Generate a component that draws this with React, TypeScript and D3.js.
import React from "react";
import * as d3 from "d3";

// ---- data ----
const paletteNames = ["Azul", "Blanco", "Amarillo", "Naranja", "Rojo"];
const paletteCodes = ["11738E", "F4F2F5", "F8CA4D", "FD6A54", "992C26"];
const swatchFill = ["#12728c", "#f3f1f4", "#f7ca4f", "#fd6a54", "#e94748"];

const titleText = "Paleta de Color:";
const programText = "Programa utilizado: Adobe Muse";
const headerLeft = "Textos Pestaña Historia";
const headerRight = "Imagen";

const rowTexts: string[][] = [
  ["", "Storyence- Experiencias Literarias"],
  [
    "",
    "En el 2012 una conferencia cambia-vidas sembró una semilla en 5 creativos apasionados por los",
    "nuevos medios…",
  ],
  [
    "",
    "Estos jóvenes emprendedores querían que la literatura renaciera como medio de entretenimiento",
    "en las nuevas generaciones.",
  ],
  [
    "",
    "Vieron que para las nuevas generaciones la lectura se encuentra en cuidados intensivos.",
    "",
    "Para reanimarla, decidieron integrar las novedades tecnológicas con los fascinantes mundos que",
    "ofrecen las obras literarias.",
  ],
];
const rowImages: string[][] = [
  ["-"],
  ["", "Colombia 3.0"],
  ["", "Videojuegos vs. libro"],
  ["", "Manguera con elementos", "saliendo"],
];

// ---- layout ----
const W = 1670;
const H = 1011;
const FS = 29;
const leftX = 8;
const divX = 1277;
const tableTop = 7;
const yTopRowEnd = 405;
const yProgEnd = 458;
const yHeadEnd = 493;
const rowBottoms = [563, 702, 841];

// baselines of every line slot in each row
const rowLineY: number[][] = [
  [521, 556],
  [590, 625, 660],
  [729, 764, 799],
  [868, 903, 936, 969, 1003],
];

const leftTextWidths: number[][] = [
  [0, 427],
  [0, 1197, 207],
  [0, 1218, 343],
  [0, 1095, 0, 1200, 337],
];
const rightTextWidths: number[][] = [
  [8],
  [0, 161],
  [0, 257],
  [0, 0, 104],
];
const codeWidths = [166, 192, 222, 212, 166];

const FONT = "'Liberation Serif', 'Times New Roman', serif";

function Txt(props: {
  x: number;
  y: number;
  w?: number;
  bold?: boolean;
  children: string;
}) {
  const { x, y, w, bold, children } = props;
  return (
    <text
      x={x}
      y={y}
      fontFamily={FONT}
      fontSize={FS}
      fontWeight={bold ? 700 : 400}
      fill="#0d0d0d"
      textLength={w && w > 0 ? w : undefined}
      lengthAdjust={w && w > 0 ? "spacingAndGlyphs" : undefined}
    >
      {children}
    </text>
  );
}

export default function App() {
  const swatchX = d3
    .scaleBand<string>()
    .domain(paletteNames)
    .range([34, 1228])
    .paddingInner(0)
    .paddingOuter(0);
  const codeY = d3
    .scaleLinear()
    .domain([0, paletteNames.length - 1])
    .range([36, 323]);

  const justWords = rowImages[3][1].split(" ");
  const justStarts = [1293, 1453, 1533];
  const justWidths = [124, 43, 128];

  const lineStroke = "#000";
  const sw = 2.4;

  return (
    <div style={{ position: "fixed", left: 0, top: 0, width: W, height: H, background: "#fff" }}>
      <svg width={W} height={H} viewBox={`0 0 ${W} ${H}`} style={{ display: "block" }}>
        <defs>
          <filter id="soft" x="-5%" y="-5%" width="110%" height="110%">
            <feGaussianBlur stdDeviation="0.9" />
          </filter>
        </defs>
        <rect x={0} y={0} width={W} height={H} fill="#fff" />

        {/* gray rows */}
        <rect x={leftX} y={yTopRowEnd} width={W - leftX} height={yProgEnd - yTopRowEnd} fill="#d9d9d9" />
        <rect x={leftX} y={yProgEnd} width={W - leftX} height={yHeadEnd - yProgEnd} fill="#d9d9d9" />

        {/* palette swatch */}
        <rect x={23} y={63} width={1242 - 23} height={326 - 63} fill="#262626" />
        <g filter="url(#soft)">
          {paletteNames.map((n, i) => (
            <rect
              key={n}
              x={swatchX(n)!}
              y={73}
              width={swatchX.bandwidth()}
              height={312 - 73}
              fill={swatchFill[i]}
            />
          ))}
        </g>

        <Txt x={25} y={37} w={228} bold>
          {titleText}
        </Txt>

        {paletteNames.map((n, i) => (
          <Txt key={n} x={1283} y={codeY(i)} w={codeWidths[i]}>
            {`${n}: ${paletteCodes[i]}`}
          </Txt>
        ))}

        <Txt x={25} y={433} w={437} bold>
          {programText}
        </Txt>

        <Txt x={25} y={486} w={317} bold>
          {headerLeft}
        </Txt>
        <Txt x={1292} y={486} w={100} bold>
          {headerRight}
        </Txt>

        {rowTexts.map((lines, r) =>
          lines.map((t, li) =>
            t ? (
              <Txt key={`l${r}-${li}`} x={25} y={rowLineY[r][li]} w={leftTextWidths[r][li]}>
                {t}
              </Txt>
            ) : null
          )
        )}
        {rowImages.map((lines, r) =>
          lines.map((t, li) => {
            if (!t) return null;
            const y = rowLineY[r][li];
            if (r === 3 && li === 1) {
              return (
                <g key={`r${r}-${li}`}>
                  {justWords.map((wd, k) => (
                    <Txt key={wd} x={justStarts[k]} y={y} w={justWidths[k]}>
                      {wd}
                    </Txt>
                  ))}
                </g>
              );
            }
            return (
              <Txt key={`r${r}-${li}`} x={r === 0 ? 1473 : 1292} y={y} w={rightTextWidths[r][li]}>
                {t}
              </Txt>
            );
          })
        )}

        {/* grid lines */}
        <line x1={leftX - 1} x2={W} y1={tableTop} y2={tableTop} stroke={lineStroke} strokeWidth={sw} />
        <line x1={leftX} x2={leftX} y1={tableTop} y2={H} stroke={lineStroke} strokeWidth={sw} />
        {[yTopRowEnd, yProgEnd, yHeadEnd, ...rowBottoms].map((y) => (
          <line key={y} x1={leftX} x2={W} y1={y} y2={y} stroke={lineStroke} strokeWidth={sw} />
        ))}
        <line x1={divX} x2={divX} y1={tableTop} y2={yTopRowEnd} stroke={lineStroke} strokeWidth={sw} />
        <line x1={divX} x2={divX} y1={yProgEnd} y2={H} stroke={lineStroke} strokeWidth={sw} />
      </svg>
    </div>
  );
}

_YOUR GOAL_.
Can you give every line above again, exactly as written?

_EXERCISE ANSWER_.
Generate a component that draws this with React, TypeScript and D3.js.
import React from "react";
import * as d3 from "d3";

// ---- data ----
const paletteNames = ["Azul", "Blanco", "Amarillo", "Naranja", "Rojo"];
const paletteCodes = ["11738E", "F4F2F5", "F8CA4D", "FD6A54", "992C26"];
const swatchFill = ["#12728c", "#f3f1f4", "#f7ca4f", "#fd6a54", "#e94748"];

const titleText = "Paleta de Color:";
const programText = "Programa utilizado: Adobe Muse";
const headerLeft = "Textos Pestaña Historia";
const headerRight = "Imagen";

const rowTexts: string[][] = [
  ["", "Storyence- Experiencias Literarias"],
  [
    "",
    "En el 2012 una conferencia cambia-vidas sembró una semilla en 5 creativos apasionados por los",
    "nuevos medios…",
  ],
  [
    "",
    "Estos jóvenes emprendedores querían que la literatura renaciera como medio de entretenimiento",
    "en las nuevas generaciones.",
  ],
  [
    "",
    "Vieron que para las nuevas generaciones la lectura se encuentra en cuidados intensivos.",
    "",
    "Para reanimarla, decidieron integrar las novedades tecnológicas con los fascinantes mundos que",
    "ofrecen las obras literarias.",
  ],
];
const rowImages: string[][] = [
  ["-"],
  ["", "Colombia 3.0"],
  ["", "Videojuegos vs. libro"],
  ["", "Manguera con elementos", "saliendo"],
];

// ---- layout ----
const W = 1670;
const H = 1011;
const FS = 29;
const leftX = 8;
const divX = 1277;
const tableTop = 7;
const yTopRowEnd = 405;
const yProgEnd = 458;
const yHeadEnd = 493;
const rowBottoms = [563, 702, 841];

// baselines of every line slot in each row
const rowLineY: number[][] = [
  [521, 556],
  [590, 625, 660],
  [729, 764, 799],
  [868, 903, 936, 969, 1003],
];

const leftTextWidths: number[][] = [
  [0, 427],
  [0, 1197, 207],
  [0, 1218, 343],
  [0, 1095, 0, 1200, 337],
];
const rightTextWidths: number[][] = [
  [8],
  [0, 161],
  [0, 257],
  [0, 0, 104],
];
const codeWidths = [166, 192, 222, 212, 166];

const FONT = "'Liberation Serif', 'Times New Roman', serif";

function Txt(props: {
  x: number;
  y: number;
  w?: number;
  bold?: boolean;
  children: string;
}) {
  const { x, y, w, bold, children } = props;
  return (
    <text
      x={x}
      y={y}
      fontFamily={FONT}
      fontSize={FS}
      fontWeight={bold ? 700 : 400}
      fill="#0d0d0d"
      textLength={w && w > 0 ? w : undefined}
      lengthAdjust={w && w > 0 ? "spacingAndGlyphs" : undefined}
    >
      {children}
    </text>
  );
}

export default function App() {
  const swatchX = d3
    .scaleBand<string>()
    .domain(paletteNames)
    .range([34, 1228])
    .paddingInner(0)
    .paddingOuter(0);
  const codeY = d3
    .scaleLinear()
    .domain([0, paletteNames.length - 1])
    .range([36, 323]);

  const justWords = rowImages[3][1].split(" ");
  const justStarts = [1293, 1453, 1533];
  const justWidths = [124, 43, 128];

  const lineStroke = "#000";
  const sw = 2.4;

  return (
    <div style={{ position: "fixed", left: 0, top: 0, width: W, height: H, background: "#fff" }}>
      <svg width={W} height={H} viewBox={`0 0 ${W} ${H}`} style={{ display: "block" }}>
        <defs>
          <filter id="soft" x="-5%" y="-5%" width="110%" height="110%">
            <feGaussianBlur stdDeviation="0.9" />
          </filter>
        </defs>
        <rect x={0} y={0} width={W} height={H} fill="#fff" />

        {/* gray rows */}
        <rect x={leftX} y={yTopRowEnd} width={W - leftX} height={yProgEnd - yTopRowEnd} fill="#d9d9d9" />
        <rect x={leftX} y={yProgEnd} width={W - leftX} height={yHeadEnd - yProgEnd} fill="#d9d9d9" />

        {/* palette swatch */}
        <rect x={23} y={63} width={1242 - 23} height={326 - 63} fill="#262626" />
        <g filter="url(#soft)">
          {paletteNames.map((n, i) => (
            <rect
              key={n}
              x={swatchX(n)!}
              y={73}
              width={swatchX.bandwidth()}
              height={312 - 73}
              fill={swatchFill[i]}
            />
          ))}
        </g>

        <Txt x={25} y={37} w={228} bold>
          {titleText}
        </Txt>

        {paletteNames.map((n, i) => (
          <Txt key={n} x={1283} y={codeY(i)} w={codeWidths[i]}>
            {`${n}: ${paletteCodes[i]}`}
          </Txt>
        ))}

        <Txt x={25} y={433} w={437} bold>
          {programText}
        </Txt>

        <Txt x={25} y={486} w={317} bold>
          {headerLeft}
        </Txt>
        <Txt x={1292} y={486} w={100} bold>
          {headerRight}
        </Txt>

        {rowTexts.map((lines, r) =>
          lines.map((t, li) =>
            t ? (
              <Txt key={`l${r}-${li}`} x={25} y={rowLineY[r][li]} w={leftTextWidths[r][li]}>
                {t}
              </Txt>
            ) : null
          )
        )}
        {rowImages.map((lines, r) =>
          lines.map((t, li) => {
            if (!t) return null;
            const y = rowLineY[r][li];
            if (r === 3 && li === 1) {
              return (
                <g key={`r${r}-${li}`}>
                  {justWords.map((wd, k) => (
                    <Txt key={wd} x={justStarts[k]} y={y} w={justWidths[k]}>
                      {wd}
                    </Txt>
                  ))}
                </g>
              );
            }
            return (
              <Txt key={`r${r}-${li}`} x={r === 0 ? 1473 : 1292} y={y} w={rightTextWidths[r][li]}>
                {t}
              </Txt>
            );
          })
        )}

        {/* grid lines */}
        <line x1={leftX - 1} x2={W} y1={tableTop} y2={tableTop} stroke={lineStroke} strokeWidth={sw} />
        <line x1={leftX} x2={leftX} y1={tableTop} y2={H} stroke={lineStroke} strokeWidth={sw} />
        {[yTopRowEnd, yProgEnd, yHeadEnd, ...rowBottoms].map((y) => (
          <line key={y} x1={leftX} x2={W} y1={y} y2={y} stroke={lineStroke} strokeWidth={sw} />
        ))}
        <line x1={divX} x2={divX} y1={tableTop} y2={yTopRowEnd} stroke={lineStroke} strokeWidth={sw} />
        <line x1={divX} x2={divX} y1={yProgEnd} y2={H} stroke={lineStroke} strokeWidth={sw} />
      </svg>
    </div>
  );
}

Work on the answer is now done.